Dataset excerpts:
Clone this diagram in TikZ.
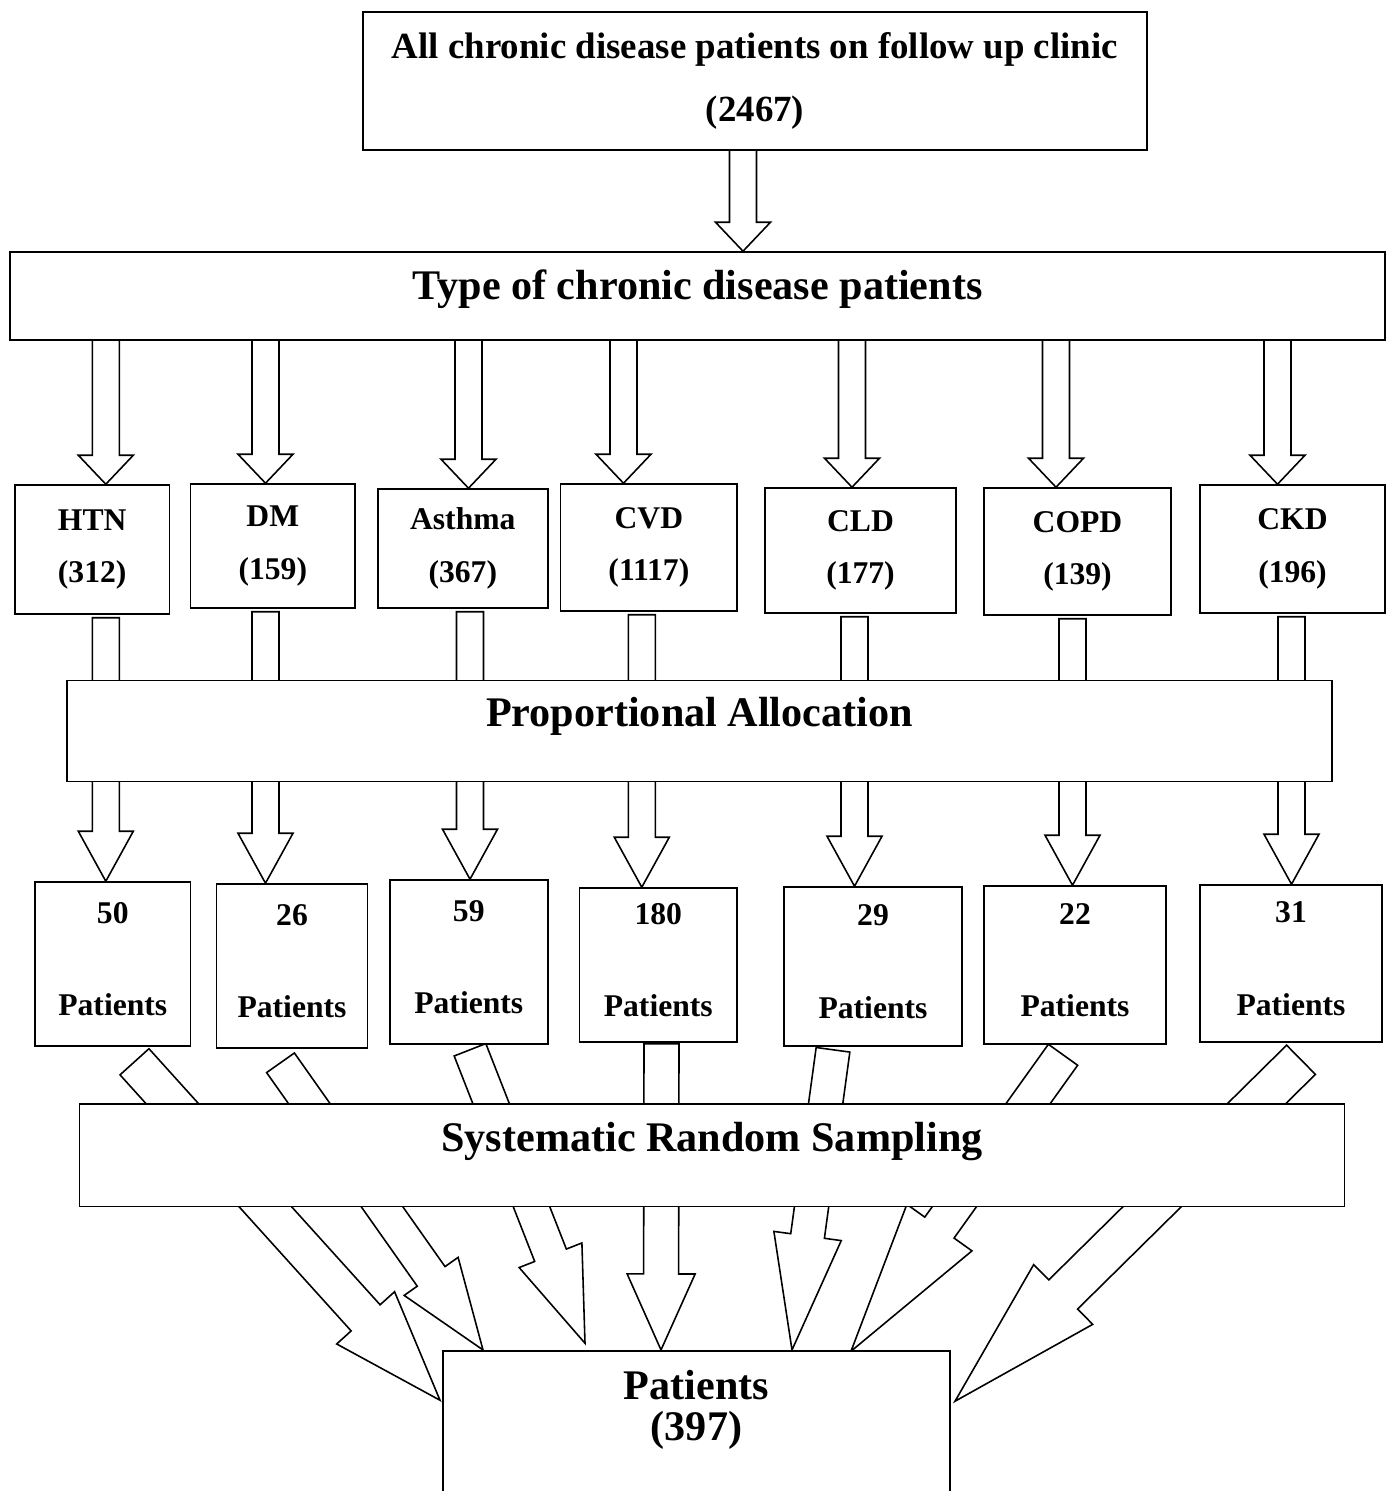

--

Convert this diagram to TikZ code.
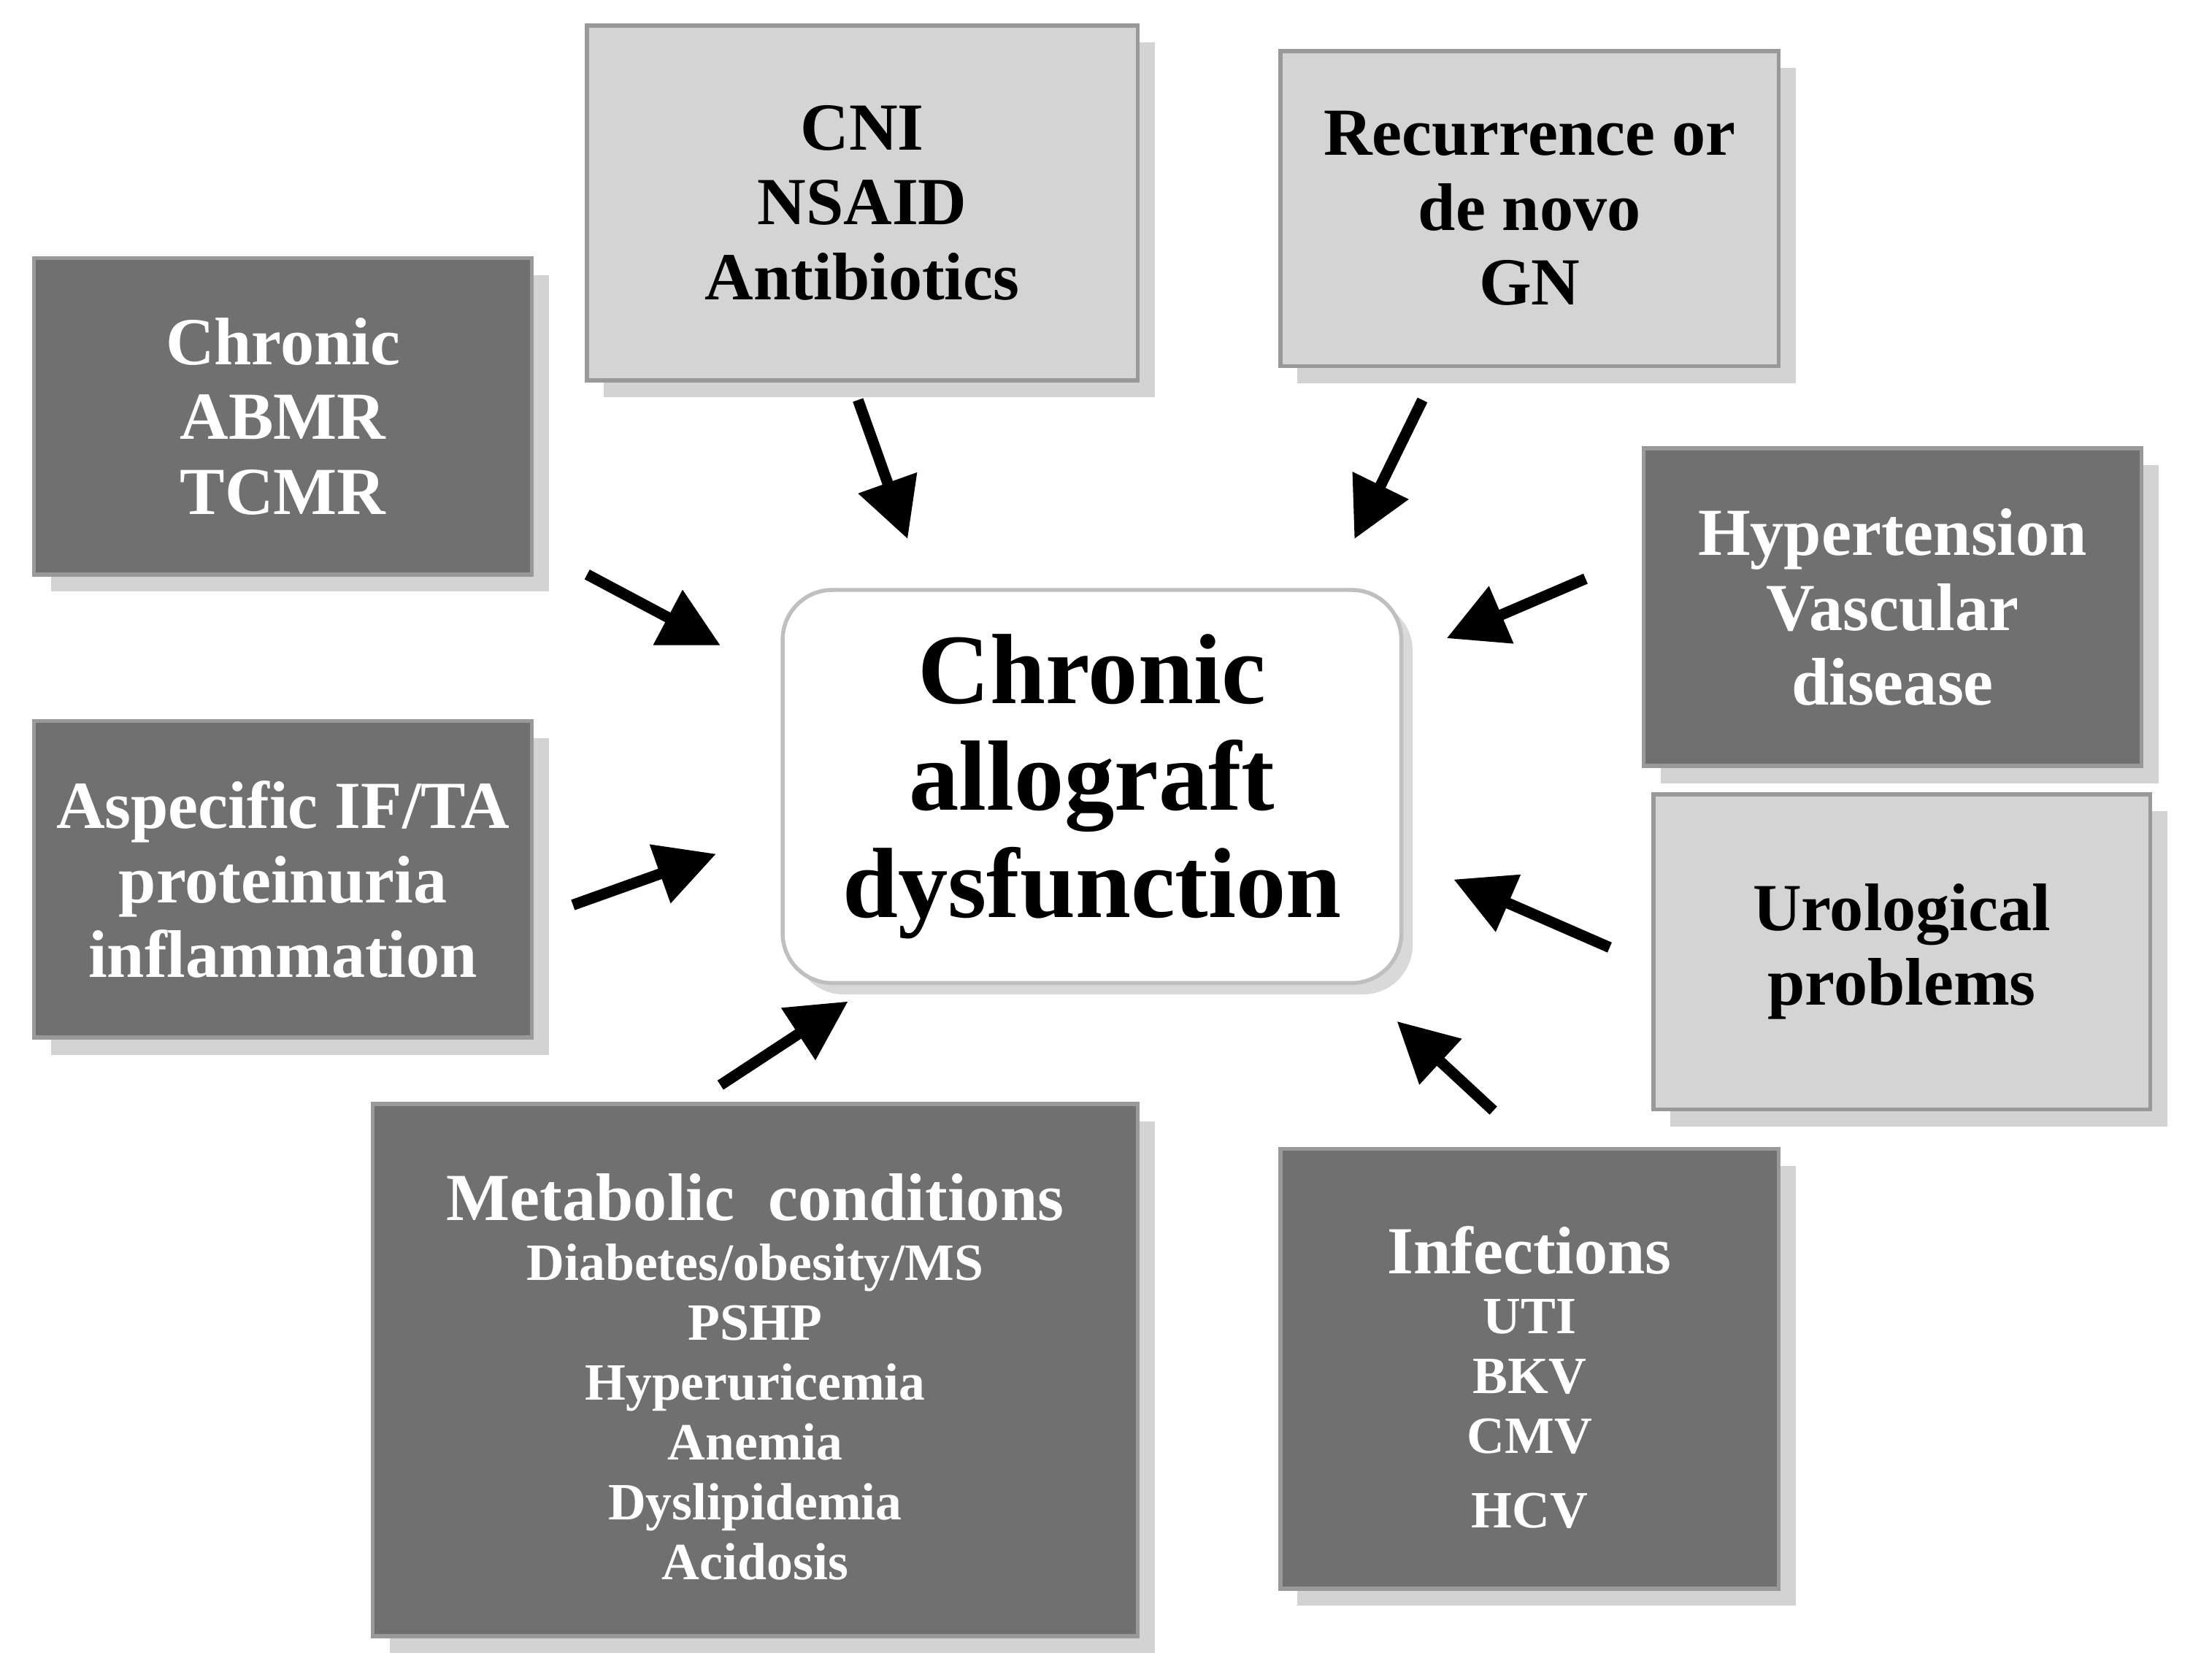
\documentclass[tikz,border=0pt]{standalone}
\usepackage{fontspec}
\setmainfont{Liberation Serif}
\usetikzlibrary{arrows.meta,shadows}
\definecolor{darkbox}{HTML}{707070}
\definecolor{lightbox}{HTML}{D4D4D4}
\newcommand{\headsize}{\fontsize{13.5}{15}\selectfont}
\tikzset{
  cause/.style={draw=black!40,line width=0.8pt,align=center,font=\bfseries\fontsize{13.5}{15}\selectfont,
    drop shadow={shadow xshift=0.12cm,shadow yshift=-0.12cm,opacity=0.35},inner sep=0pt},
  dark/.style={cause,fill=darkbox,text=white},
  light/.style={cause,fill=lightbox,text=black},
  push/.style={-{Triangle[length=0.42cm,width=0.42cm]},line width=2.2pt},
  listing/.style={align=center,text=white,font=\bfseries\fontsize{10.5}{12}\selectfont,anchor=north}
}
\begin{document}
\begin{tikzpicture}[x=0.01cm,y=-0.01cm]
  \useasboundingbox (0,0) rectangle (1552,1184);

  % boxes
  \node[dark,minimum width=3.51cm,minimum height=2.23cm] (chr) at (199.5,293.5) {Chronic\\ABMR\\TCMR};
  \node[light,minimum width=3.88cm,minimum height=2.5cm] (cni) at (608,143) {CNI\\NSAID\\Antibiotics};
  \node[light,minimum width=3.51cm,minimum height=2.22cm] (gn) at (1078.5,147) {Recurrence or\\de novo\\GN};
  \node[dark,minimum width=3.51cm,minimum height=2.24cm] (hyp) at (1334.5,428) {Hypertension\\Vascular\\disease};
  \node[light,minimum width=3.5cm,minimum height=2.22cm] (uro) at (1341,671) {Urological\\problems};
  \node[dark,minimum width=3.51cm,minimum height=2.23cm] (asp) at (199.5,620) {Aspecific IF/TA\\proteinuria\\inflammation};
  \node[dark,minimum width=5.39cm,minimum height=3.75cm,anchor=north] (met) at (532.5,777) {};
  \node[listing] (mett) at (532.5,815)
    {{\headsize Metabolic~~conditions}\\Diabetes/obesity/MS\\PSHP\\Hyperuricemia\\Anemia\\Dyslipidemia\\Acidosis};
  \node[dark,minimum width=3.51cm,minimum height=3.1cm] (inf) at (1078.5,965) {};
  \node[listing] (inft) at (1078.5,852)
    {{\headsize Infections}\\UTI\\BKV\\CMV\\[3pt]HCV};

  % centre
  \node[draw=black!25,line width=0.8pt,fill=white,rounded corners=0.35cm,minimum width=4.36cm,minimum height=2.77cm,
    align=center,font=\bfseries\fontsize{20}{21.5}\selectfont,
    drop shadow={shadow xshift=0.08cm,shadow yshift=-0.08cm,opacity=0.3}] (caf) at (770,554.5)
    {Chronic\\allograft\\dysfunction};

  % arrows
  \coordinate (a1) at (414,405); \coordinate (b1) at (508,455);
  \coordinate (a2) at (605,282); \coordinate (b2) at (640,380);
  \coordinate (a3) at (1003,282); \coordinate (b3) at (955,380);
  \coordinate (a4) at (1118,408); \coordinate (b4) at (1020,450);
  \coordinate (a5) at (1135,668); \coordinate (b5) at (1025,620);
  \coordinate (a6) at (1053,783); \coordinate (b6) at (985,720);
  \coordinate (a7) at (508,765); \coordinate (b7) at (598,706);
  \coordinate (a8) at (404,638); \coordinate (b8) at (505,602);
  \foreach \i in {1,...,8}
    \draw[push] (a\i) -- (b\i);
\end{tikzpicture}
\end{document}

Request: Gather and copy every line of the data in which the string "this" is found.

Exercise result:
Clone this diagram in TikZ.
Convert this diagram to TikZ code.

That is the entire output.